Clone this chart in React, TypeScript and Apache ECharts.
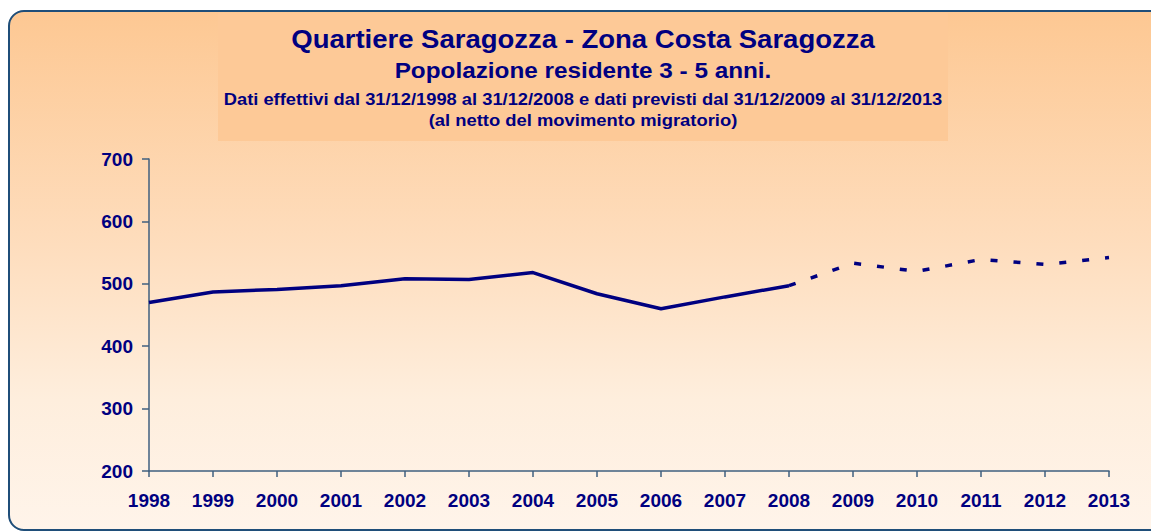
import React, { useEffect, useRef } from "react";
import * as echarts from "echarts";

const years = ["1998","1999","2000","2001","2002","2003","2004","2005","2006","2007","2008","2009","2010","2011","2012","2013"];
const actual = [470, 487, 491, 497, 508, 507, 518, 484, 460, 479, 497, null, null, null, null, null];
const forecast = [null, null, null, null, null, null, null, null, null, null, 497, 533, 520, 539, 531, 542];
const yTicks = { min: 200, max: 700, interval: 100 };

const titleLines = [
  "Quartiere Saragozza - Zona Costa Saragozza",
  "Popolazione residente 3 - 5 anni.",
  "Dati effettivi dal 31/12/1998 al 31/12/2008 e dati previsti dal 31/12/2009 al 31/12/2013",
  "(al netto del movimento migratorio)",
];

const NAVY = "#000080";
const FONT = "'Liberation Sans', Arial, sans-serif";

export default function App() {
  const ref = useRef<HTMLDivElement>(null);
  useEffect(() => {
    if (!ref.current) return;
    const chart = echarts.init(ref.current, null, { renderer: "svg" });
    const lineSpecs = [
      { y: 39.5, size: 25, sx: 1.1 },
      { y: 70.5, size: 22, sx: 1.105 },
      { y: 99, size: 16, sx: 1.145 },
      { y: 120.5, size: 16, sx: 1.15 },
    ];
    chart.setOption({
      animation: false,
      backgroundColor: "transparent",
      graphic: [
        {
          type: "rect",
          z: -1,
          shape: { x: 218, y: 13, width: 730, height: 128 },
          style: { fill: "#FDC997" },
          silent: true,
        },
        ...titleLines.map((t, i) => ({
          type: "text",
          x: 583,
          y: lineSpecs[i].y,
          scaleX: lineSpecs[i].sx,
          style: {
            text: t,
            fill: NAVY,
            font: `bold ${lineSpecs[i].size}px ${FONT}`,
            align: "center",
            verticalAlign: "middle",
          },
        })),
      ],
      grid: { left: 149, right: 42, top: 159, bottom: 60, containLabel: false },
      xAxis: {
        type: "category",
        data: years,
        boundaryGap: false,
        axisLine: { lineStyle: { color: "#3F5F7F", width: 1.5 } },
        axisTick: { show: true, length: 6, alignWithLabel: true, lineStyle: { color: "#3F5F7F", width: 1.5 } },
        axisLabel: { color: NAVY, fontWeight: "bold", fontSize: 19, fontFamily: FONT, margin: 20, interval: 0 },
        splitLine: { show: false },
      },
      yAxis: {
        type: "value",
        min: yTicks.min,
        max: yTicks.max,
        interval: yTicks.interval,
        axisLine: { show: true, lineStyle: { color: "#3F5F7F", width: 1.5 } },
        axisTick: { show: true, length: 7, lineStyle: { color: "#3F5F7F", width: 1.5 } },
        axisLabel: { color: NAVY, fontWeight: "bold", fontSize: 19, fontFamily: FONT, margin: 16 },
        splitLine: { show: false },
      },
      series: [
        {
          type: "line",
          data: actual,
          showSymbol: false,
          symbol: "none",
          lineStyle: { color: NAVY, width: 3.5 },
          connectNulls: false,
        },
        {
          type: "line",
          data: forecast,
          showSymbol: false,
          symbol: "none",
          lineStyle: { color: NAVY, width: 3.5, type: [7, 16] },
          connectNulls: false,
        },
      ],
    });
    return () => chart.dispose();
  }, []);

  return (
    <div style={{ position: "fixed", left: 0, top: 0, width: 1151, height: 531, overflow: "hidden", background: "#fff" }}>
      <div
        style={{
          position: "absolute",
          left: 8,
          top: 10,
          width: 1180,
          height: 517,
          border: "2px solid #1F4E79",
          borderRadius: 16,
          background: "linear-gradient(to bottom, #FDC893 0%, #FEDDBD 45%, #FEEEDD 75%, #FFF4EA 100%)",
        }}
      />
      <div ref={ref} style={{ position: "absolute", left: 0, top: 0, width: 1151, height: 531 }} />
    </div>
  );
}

•••••

### [EXERCISE GOAL]
Are you able to set down all the lines above exactly, without any pictures?

### [EXERCISE ANSWER]
Clone this chart in React, TypeScript and Apache ECharts.
import React, { useEffect, useRef } from "react";
import * as echarts from "echarts";

const years = ["1998","1999","2000","2001","2002","2003","2004","2005","2006","2007","2008","2009","2010","2011","2012","2013"];
const actual = [470, 487, 491, 497, 508, 507, 518, 484, 460, 479, 497, null, null, null, null, null];
const forecast = [null, null, null, null, null, null, null, null, null, null, 497, 533, 520, 539, 531, 542];
const yTicks = { min: 200, max: 700, interval: 100 };

const titleLines = [
  "Quartiere Saragozza - Zona Costa Saragozza",
  "Popolazione residente 3 - 5 anni.",
  "Dati effettivi dal 31/12/1998 al 31/12/2008 e dati previsti dal 31/12/2009 al 31/12/2013",
  "(al netto del movimento migratorio)",
];

const NAVY = "#000080";
const FONT = "'Liberation Sans', Arial, sans-serif";

export default function App() {
  const ref = useRef<HTMLDivElement>(null);
  useEffect(() => {
    if (!ref.current) return;
    const chart = echarts.init(ref.current, null, { renderer: "svg" });
    const lineSpecs = [
      { y: 39.5, size: 25, sx: 1.1 },
      { y: 70.5, size: 22, sx: 1.105 },
      { y: 99, size: 16, sx: 1.145 },
      { y: 120.5, size: 16, sx: 1.15 },
    ];
    chart.setOption({
      animation: false,
      backgroundColor: "transparent",
      graphic: [
        {
          type: "rect",
          z: -1,
          shape: { x: 218, y: 13, width: 730, height: 128 },
          style: { fill: "#FDC997" },
          silent: true,
        },
        ...titleLines.map((t, i) => ({
          type: "text",
          x: 583,
          y: lineSpecs[i].y,
          scaleX: lineSpecs[i].sx,
          style: {
            text: t,
            fill: NAVY,
            font: `bold ${lineSpecs[i].size}px ${FONT}`,
            align: "center",
            verticalAlign: "middle",
          },
        })),
      ],
      grid: { left: 149, right: 42, top: 159, bottom: 60, containLabel: false },
      xAxis: {
        type: "category",
        data: years,
        boundaryGap: false,
        axisLine: { lineStyle: { color: "#3F5F7F", width: 1.5 } },
        axisTick: { show: true, length: 6, alignWithLabel: true, lineStyle: { color: "#3F5F7F", width: 1.5 } },
        axisLabel: { color: NAVY, fontWeight: "bold", fontSize: 19, fontFamily: FONT, margin: 20, interval: 0 },
        splitLine: { show: false },
      },
      yAxis: {
        type: "value",
        min: yTicks.min,
        max: yTicks.max,
        interval: yTicks.interval,
        axisLine: { show: true, lineStyle: { color: "#3F5F7F", width: 1.5 } },
        axisTick: { show: true, length: 7, lineStyle: { color: "#3F5F7F", width: 1.5 } },
        axisLabel: { color: NAVY, fontWeight: "bold", fontSize: 19, fontFamily: FONT, margin: 16 },
        splitLine: { show: false },
      },
      series: [
        {
          type: "line",
          data: actual,
          showSymbol: false,
          symbol: "none",
          lineStyle: { color: NAVY, width: 3.5 },
          connectNulls: false,
        },
        {
          type: "line",
          data: forecast,
          showSymbol: false,
          symbol: "none",
          lineStyle: { color: NAVY, width: 3.5, type: [7, 16] },
          connectNulls: false,
        },
      ],
    });
    return () => chart.dispose();
  }, []);

  return (
    <div style={{ position: "fixed", left: 0, top: 0, width: 1151, height: 531, overflow: "hidden", background: "#fff" }}>
      <div
        style={{
          position: "absolute",
          left: 8,
          top: 10,
          width: 1180,
          height: 517,
          border: "2px solid #1F4E79",
          borderRadius: 16,
          background: "linear-gradient(to bottom, #FDC893 0%, #FEDDBD 45%, #FEEEDD 75%, #FFF4EA 100%)",
        }}
      />
      <div ref={ref} style={{ position: "absolute", left: 0, top: 0, width: 1151, height: 531 }} />
    </div>
  );
}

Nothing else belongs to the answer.